If the people who built a filesystem didn't support fixing/recovering it from the beginning, it will probably fail as a project (A) and (B) take your data with it. Not because the lack of developer supported tools will make the project fail on their own, but because the "field of dreams" model doesn't work for low level disk formats, and that clearly, the team already failed at basic use case/requirements analysis if they put the horse before the cart and released the file system without repair/resize/snapshot/convert back parts already sorted out.
And this morning I've sent out an email detailing this incident, and impressed the need that we really look at switching away from Windows as this will be a risk we cannot ignore.
Imagine your production (critical) going poof after applying a not-so-kosher update... Been there, done that, don't want any repeats kthanxbai.
Or worse still ReFS showing raw, and somebody thinking a quickie format will resolve things... (one poster above commented that there isn't tools or recovery software available for ReFS, so what's the use of it then?)
Even more so if it is a remote server in a remote location, and somebody need to be sent out to do the gefingerpoken at the server in order to fix things... most of us most certainly do not need extra fun and games of this sort.
Still running Win 7 here (plus Mint of course) and getting ESU updates (we all know how don't we?).
Security rollup for .NET arrived this week, seemed to install OK. Then I tried to load a movie for editing in AVIdemux 2.7 - file opened, indexing took place, then instead of displaying the first frame the application just crashed.

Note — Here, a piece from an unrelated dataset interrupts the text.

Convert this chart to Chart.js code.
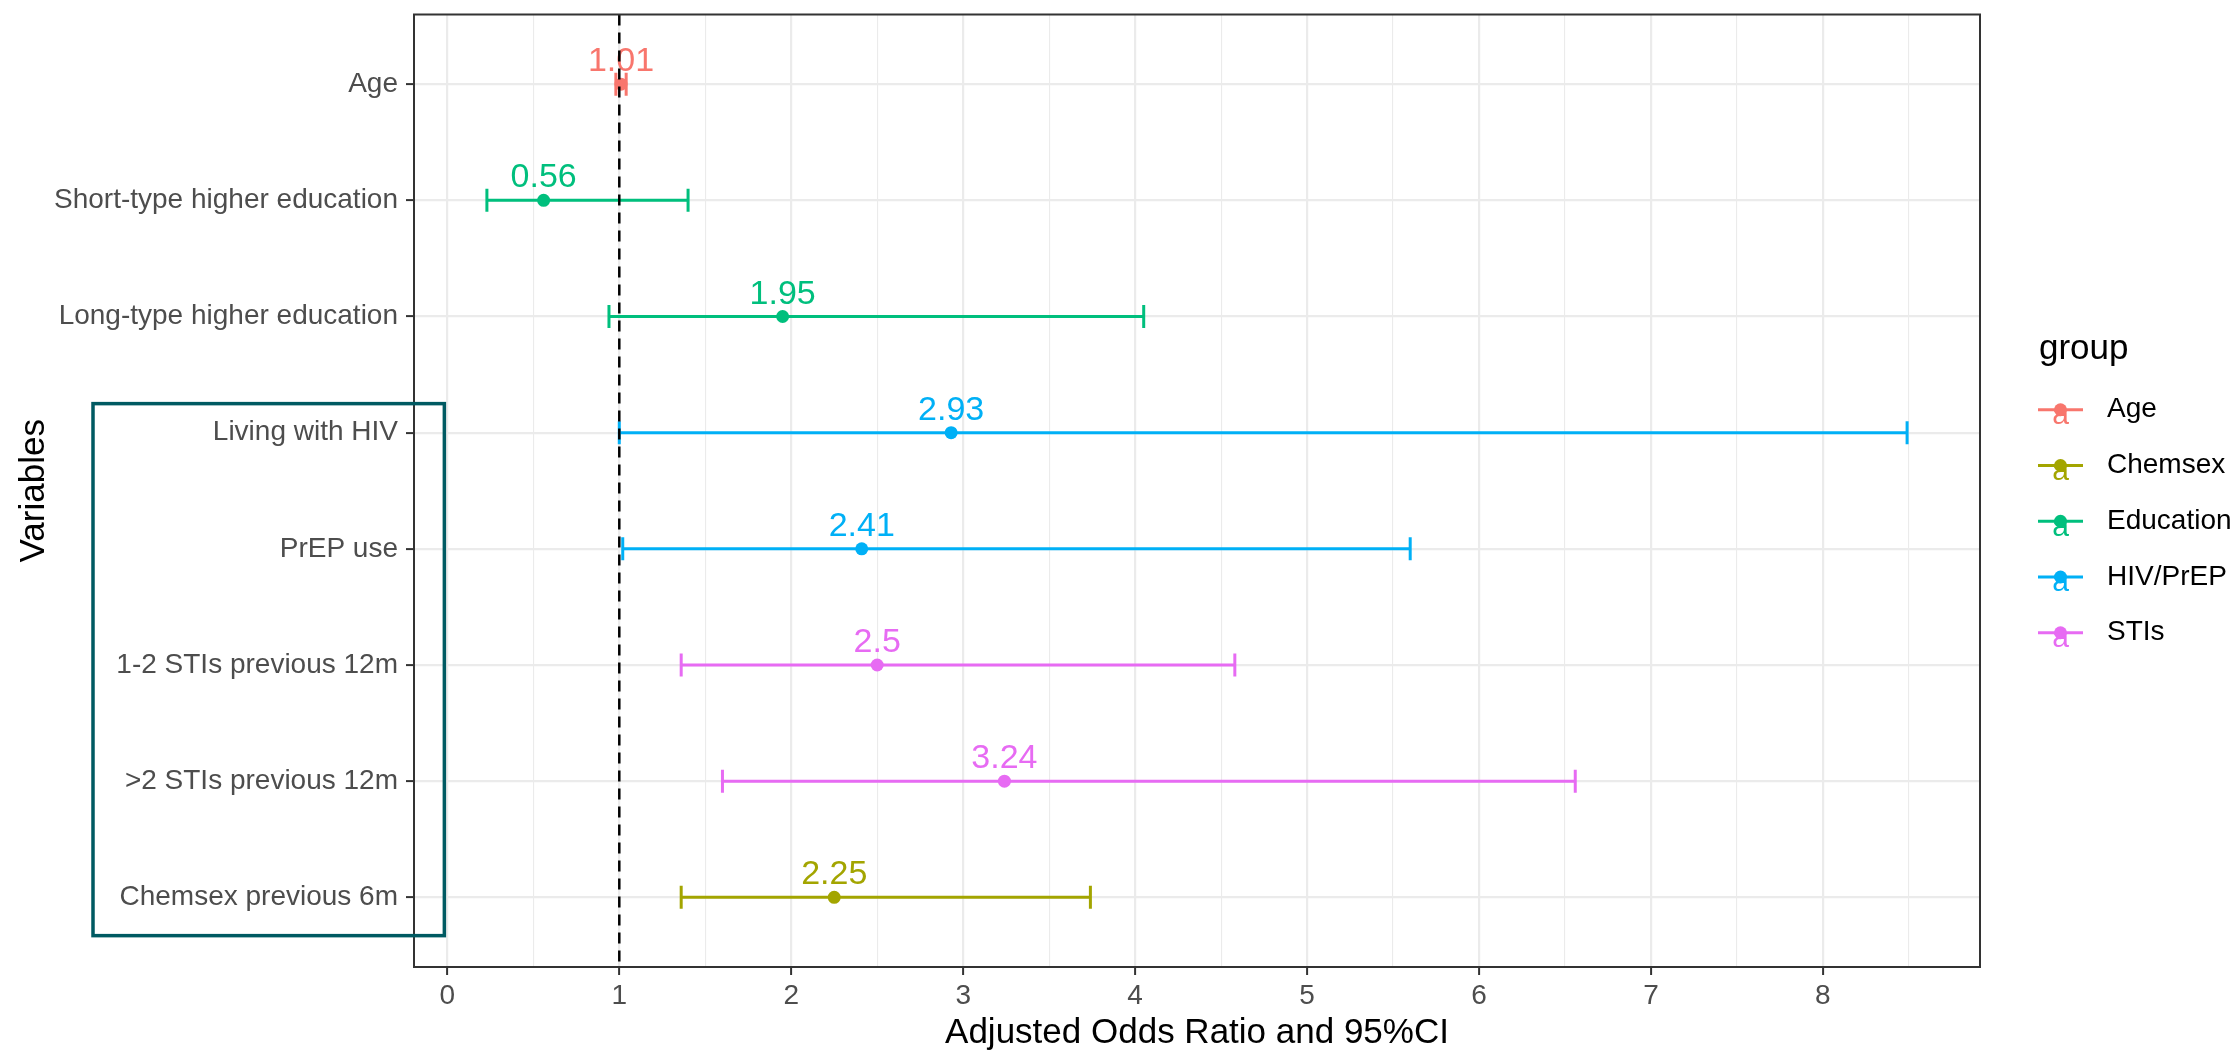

Tried a clean install of v2.8 and the problem persisted. Rolled back the .NET update and everything is fine - $deity knows what M$ did there.
What, .NET updates break software? INCONCEIVABLE! .NET is PERFECT!
.. sorry, I can't continue, I'm laughing too hard.
Especially when installing a .NET patch breaks little things like, say, Exchange, and the only fix for it is to install the latest version of .NET so that you can install the latest CU, and then PRAY that it all works.